Album opener "Up In The Sky" immediately signals the return of the master with a blistering run of harmonics, and the album takes off from there. Satriani spans a world of textures on the album, from his trademark high-energy rock to a midtempo 12-bar stomp, ballads, jazzy fusion-like tunes, a bit of fuzzed Seattle-ish experimentation, and even a gorgeous, gentle, a capella track to close the album, all with the melodic feel we have come to expect from him. His rhythm section of Stuart Hamm on bass and Jeff Campitelli on drums are laudably solid, keeping pace with and creatively supporting him.

What makes "Crystal Planet" really fly, however, is that it has more high-energy radio-ready singles than any other Satch album. Lead radio tune "Ceremony" is a dark, upbeat, bluesy blast with the trademark hook-tones of his best work.

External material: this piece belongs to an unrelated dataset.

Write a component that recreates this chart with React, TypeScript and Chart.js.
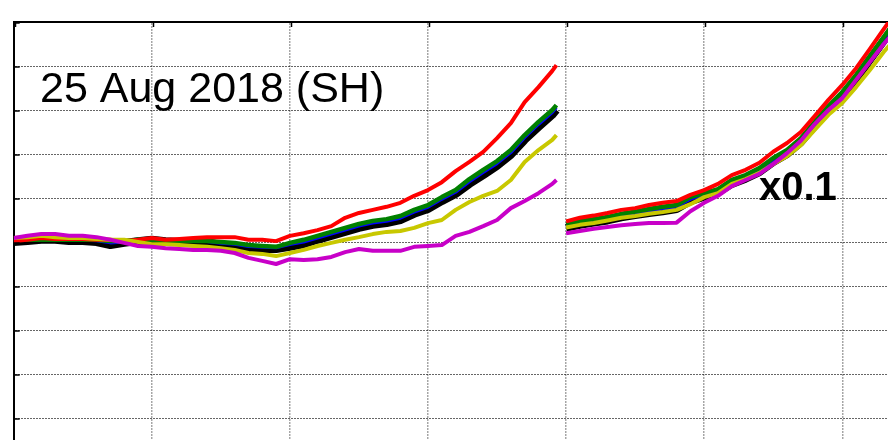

After that drifts off the airwaves, we should be hearing follow-up singles for a long time, because "Up In The Sky," the emotional race "Lights Of Heaven," and the propulsive "A Train Of Angels" are just one big rush after another, making the album his most consistent and enjoyable since his 1987 masterpiece "Surfing With The Alien."

More than just a rehash of past successes, "Crystal Planet" is a rejuvenation of his instrumentation and arrangements for modern audiences. Experimental and solid, stripped-down in places and harmonically ornate in others, and always groove-perfect behind his alternately poppy and jazzy melodies, Satriani's newest work is his most rewarding of the '90s.